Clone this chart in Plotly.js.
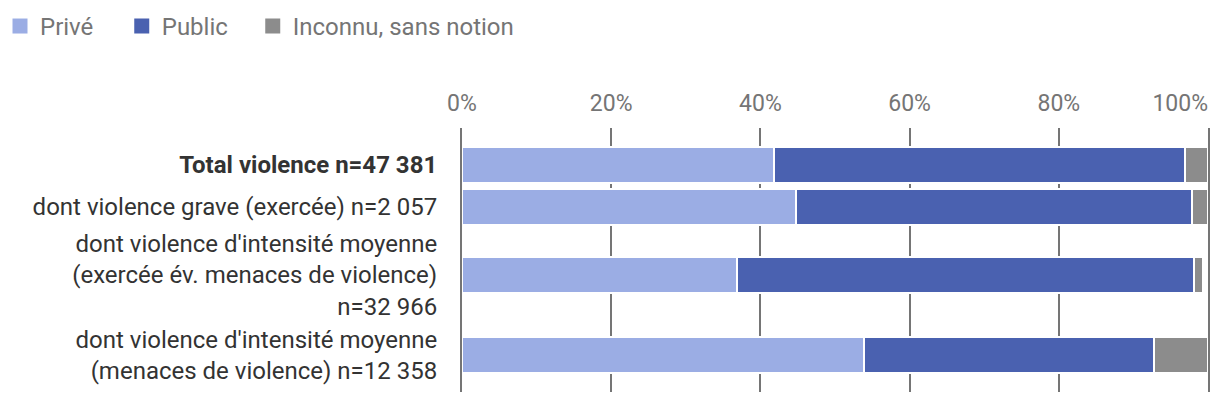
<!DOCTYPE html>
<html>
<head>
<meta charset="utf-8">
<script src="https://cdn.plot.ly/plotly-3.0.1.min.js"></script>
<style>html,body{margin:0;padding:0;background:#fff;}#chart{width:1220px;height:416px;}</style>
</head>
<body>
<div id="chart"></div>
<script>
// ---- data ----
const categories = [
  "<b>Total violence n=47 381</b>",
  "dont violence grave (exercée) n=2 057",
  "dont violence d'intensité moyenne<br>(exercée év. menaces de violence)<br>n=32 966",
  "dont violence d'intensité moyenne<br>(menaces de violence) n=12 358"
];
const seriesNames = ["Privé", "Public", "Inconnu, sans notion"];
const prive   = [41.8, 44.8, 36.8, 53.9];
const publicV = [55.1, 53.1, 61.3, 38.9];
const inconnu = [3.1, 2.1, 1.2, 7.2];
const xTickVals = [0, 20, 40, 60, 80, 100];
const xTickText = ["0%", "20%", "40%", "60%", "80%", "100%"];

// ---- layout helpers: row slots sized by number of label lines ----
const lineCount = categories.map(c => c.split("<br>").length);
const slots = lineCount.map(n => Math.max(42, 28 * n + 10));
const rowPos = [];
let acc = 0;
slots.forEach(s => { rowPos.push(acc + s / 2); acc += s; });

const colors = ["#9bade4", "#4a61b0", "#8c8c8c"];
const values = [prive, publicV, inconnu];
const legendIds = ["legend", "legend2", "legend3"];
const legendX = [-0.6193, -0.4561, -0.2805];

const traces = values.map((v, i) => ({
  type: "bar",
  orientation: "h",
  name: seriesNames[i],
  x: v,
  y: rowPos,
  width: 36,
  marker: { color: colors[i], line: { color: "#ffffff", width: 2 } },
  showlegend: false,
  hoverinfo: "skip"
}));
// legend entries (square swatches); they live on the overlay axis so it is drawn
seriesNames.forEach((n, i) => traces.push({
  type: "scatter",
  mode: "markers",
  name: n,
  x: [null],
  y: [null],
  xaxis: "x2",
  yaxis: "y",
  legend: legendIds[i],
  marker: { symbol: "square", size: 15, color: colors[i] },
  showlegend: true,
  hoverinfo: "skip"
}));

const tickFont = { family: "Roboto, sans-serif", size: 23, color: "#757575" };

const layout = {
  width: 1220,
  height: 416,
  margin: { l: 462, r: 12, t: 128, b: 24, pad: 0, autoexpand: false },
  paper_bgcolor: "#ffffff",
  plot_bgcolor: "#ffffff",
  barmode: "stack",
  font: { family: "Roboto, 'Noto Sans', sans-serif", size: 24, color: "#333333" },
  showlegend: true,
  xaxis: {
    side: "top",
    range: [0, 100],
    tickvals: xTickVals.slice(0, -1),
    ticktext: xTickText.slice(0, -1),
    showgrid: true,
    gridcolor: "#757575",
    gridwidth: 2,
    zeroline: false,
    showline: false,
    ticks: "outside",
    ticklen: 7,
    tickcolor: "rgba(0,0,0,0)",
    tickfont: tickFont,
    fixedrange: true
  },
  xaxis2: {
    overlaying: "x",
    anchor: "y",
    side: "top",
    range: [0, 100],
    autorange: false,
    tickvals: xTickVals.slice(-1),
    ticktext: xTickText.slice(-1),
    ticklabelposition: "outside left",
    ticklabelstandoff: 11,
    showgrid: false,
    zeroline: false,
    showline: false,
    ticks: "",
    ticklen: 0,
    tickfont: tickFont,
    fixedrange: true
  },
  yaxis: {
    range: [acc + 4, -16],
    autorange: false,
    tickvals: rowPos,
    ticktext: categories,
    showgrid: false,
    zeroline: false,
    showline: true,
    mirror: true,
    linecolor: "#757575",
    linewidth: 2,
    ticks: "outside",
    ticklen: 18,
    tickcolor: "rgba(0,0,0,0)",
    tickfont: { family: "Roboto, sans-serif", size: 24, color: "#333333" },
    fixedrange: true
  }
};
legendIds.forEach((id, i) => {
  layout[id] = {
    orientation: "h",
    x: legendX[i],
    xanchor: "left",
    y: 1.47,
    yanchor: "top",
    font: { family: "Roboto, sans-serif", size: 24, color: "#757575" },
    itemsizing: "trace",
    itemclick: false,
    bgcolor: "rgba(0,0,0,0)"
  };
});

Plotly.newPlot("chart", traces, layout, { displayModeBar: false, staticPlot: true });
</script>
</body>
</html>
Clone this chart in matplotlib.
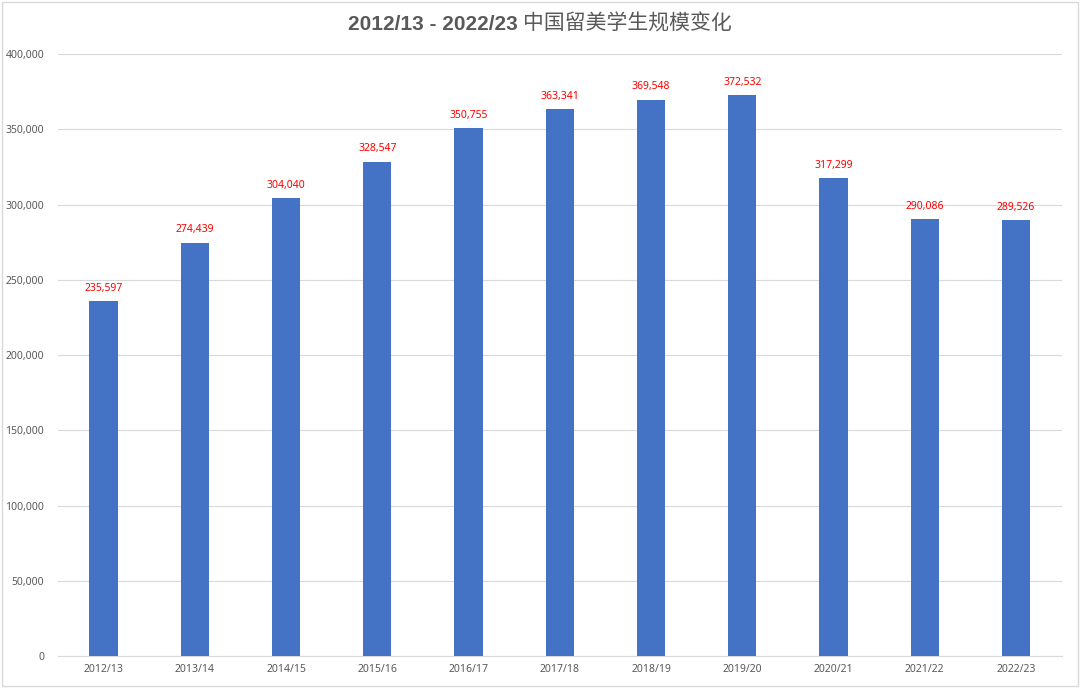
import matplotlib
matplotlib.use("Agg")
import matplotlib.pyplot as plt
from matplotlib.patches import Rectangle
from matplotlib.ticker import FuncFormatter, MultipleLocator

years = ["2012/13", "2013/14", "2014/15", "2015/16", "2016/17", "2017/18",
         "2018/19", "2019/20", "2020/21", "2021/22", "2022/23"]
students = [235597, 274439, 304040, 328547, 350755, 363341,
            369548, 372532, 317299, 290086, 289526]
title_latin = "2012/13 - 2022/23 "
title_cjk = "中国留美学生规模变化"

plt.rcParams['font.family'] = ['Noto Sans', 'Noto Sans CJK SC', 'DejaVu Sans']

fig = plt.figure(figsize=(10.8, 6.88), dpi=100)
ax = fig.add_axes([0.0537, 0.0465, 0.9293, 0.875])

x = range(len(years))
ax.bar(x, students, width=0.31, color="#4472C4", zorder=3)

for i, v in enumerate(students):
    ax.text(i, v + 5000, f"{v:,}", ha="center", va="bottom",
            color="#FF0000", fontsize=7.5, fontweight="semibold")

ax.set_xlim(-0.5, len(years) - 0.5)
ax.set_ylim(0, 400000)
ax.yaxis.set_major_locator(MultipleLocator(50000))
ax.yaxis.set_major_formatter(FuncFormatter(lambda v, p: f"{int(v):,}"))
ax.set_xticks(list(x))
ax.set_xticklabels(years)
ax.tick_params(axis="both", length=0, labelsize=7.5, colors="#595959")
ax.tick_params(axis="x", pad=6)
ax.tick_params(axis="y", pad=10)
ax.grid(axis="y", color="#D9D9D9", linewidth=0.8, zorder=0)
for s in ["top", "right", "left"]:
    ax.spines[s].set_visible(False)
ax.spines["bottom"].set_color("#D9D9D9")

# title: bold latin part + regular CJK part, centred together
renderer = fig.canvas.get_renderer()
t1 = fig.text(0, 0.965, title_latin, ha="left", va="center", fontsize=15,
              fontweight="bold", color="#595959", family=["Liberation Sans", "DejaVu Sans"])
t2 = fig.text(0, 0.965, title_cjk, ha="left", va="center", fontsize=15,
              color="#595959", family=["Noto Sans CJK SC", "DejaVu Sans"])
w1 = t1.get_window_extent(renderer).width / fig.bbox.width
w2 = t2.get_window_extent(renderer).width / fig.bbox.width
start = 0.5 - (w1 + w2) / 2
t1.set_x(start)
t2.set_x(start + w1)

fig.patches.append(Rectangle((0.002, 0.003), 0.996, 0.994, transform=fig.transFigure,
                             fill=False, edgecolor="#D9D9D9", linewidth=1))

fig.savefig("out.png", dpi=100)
================================
- YOUR OBJECTIVE -
Print out the material word for word, omitting the pictures.

- EXERCISE ANSWER -
Clone this chart in Plotly.js.
<!DOCTYPE html>
<html>
<head>
<meta charset="utf-8">
<script src="https://cdn.plot.ly/plotly-3.0.1.min.js"></script>
<style>html,body{margin:0;padding:0;background:#fff;}#chart{width:1220px;height:416px;}</style>
</head>
<body>
<div id="chart"></div>
<script>
// ---- data ----
const categories = [
  "<b>Total violence n=47 381</b>",
  "dont violence grave (exercée) n=2 057",
  "dont violence d'intensité moyenne<br>(exercée év. menaces de violence)<br>n=32 966",
  "dont violence d'intensité moyenne<br>(menaces de violence) n=12 358"
];
const seriesNames = ["Privé", "Public", "Inconnu, sans notion"];
const prive   = [41.8, 44.8, 36.8, 53.9];
const publicV = [55.1, 53.1, 61.3, 38.9];
const inconnu = [3.1, 2.1, 1.2, 7.2];
const xTickVals = [0, 20, 40, 60, 80, 100];
const xTickText = ["0%", "20%", "40%", "60%", "80%", "100%"];

// ---- layout helpers: row slots sized by number of label lines ----
const lineCount = categories.map(c => c.split("<br>").length);
const slots = lineCount.map(n => Math.max(42, 28 * n + 10));
const rowPos = [];
let acc = 0;
slots.forEach(s => { rowPos.push(acc + s / 2); acc += s; });

const colors = ["#9bade4", "#4a61b0", "#8c8c8c"];
const values = [prive, publicV, inconnu];
const legendIds = ["legend", "legend2", "legend3"];
const legendX = [-0.6193, -0.4561, -0.2805];

const traces = values.map((v, i) => ({
  type: "bar",
  orientation: "h",
  name: seriesNames[i],
  x: v,
  y: rowPos,
  width: 36,
  marker: { color: colors[i], line: { color: "#ffffff", width: 2 } },
  showlegend: false,
  hoverinfo: "skip"
}));
// legend entries (square swatches); they live on the overlay axis so it is drawn
seriesNames.forEach((n, i) => traces.push({
  type: "scatter",
  mode: "markers",
  name: n,
  x: [null],
  y: [null],
  xaxis: "x2",
  yaxis: "y",
  legend: legendIds[i],
  marker: { symbol: "square", size: 15, color: colors[i] },
  showlegend: true,
  hoverinfo: "skip"
}));

const tickFont = { family: "Roboto, sans-serif", size: 23, color: "#757575" };

const layout = {
  width: 1220,
  height: 416,
  margin: { l: 462, r: 12, t: 128, b: 24, pad: 0, autoexpand: false },
  paper_bgcolor: "#ffffff",
  plot_bgcolor: "#ffffff",
  barmode: "stack",
  font: { family: "Roboto, 'Noto Sans', sans-serif", size: 24, color: "#333333" },
  showlegend: true,
  xaxis: {
    side: "top",
    range: [0, 100],
    tickvals: xTickVals.slice(0, -1),
    ticktext: xTickText.slice(0, -1),
    showgrid: true,
    gridcolor: "#757575",
    gridwidth: 2,
    zeroline: false,
    showline: false,
    ticks: "outside",
    ticklen: 7,
    tickcolor: "rgba(0,0,0,0)",
    tickfont: tickFont,
    fixedrange: true
  },
  xaxis2: {
    overlaying: "x",
    anchor: "y",
    side: "top",
    range: [0, 100],
    autorange: false,
    tickvals: xTickVals.slice(-1),
    ticktext: xTickText.slice(-1),
    ticklabelposition: "outside left",
    ticklabelstandoff: 11,
    showgrid: false,
    zeroline: false,
    showline: false,
    ticks: "",
    ticklen: 0,
    tickfont: tickFont,
    fixedrange: true
  },
  yaxis: {
    range: [acc + 4, -16],
    autorange: false,
    tickvals: rowPos,
    ticktext: categories,
    showgrid: false,
    zeroline: false,
    showline: true,
    mirror: true,
    linecolor: "#757575",
    linewidth: 2,
    ticks: "outside",
    ticklen: 18,
    tickcolor: "rgba(0,0,0,0)",
    tickfont: { family: "Roboto, sans-serif", size: 24, color: "#333333" },
    fixedrange: true
  }
};
legendIds.forEach((id, i) => {
  layout[id] = {
    orientation: "h",
    x: legendX[i],
    xanchor: "left",
    y: 1.47,
    yanchor: "top",
    font: { family: "Roboto, sans-serif", size: 24, color: "#757575" },
    itemsizing: "trace",
    itemclick: false,
    bgcolor: "rgba(0,0,0,0)"
  };
});

Plotly.newPlot("chart", traces, layout, { displayModeBar: false, staticPlot: true });
</script>
</body>
</html>
Clone this chart in matplotlib.
import matplotlib
matplotlib.use("Agg")
import matplotlib.pyplot as plt
from matplotlib.patches import Rectangle
from matplotlib.ticker import FuncFormatter, MultipleLocator

years = ["2012/13", "2013/14", "2014/15", "2015/16", "2016/17", "2017/18",
         "2018/19", "2019/20", "2020/21", "2021/22", "2022/23"]
students = [235597, 274439, 304040, 328547, 350755, 363341,
            369548, 372532, 317299, 290086, 289526]
title_latin = "2012/13 - 2022/23 "
title_cjk = "中国留美学生规模变化"

plt.rcParams['font.family'] = ['Noto Sans', 'Noto Sans CJK SC', 'DejaVu Sans']

fig = plt.figure(figsize=(10.8, 6.88), dpi=100)
ax = fig.add_axes([0.0537, 0.0465, 0.9293, 0.875])

x = range(len(years))
ax.bar(x, students, width=0.31, color="#4472C4", zorder=3)

for i, v in enumerate(students):
    ax.text(i, v + 5000, f"{v:,}", ha="center", va="bottom",
            color="#FF0000", fontsize=7.5, fontweight="semibold")

ax.set_xlim(-0.5, len(years) - 0.5)
ax.set_ylim(0, 400000)
ax.yaxis.set_major_locator(MultipleLocator(50000))
ax.yaxis.set_major_formatter(FuncFormatter(lambda v, p: f"{int(v):,}"))
ax.set_xticks(list(x))
ax.set_xticklabels(years)
ax.tick_params(axis="both", length=0, labelsize=7.5, colors="#595959")
ax.tick_params(axis="x", pad=6)
ax.tick_params(axis="y", pad=10)
ax.grid(axis="y", color="#D9D9D9", linewidth=0.8, zorder=0)
for s in ["top", "right", "left"]:
    ax.spines[s].set_visible(False)
ax.spines["bottom"].set_color("#D9D9D9")

# title: bold latin part + regular CJK part, centred together
renderer = fig.canvas.get_renderer()
t1 = fig.text(0, 0.965, title_latin, ha="left", va="center", fontsize=15,
              fontweight="bold", color="#595959", family=["Liberation Sans", "DejaVu Sans"])
t2 = fig.text(0, 0.965, title_cjk, ha="left", va="center", fontsize=15,
              color="#595959", family=["Noto Sans CJK SC", "DejaVu Sans"])
w1 = t1.get_window_extent(renderer).width / fig.bbox.width
w2 = t2.get_window_extent(renderer).width / fig.bbox.width
start = 0.5 - (w1 + w2) / 2
t1.set_x(start)
t2.set_x(start + w1)

fig.patches.append(Rectangle((0.002, 0.003), 0.996, 0.994, transform=fig.transFigure,
                             fill=False, edgecolor="#D9D9D9", linewidth=1))

fig.savefig("out.png", dpi=100)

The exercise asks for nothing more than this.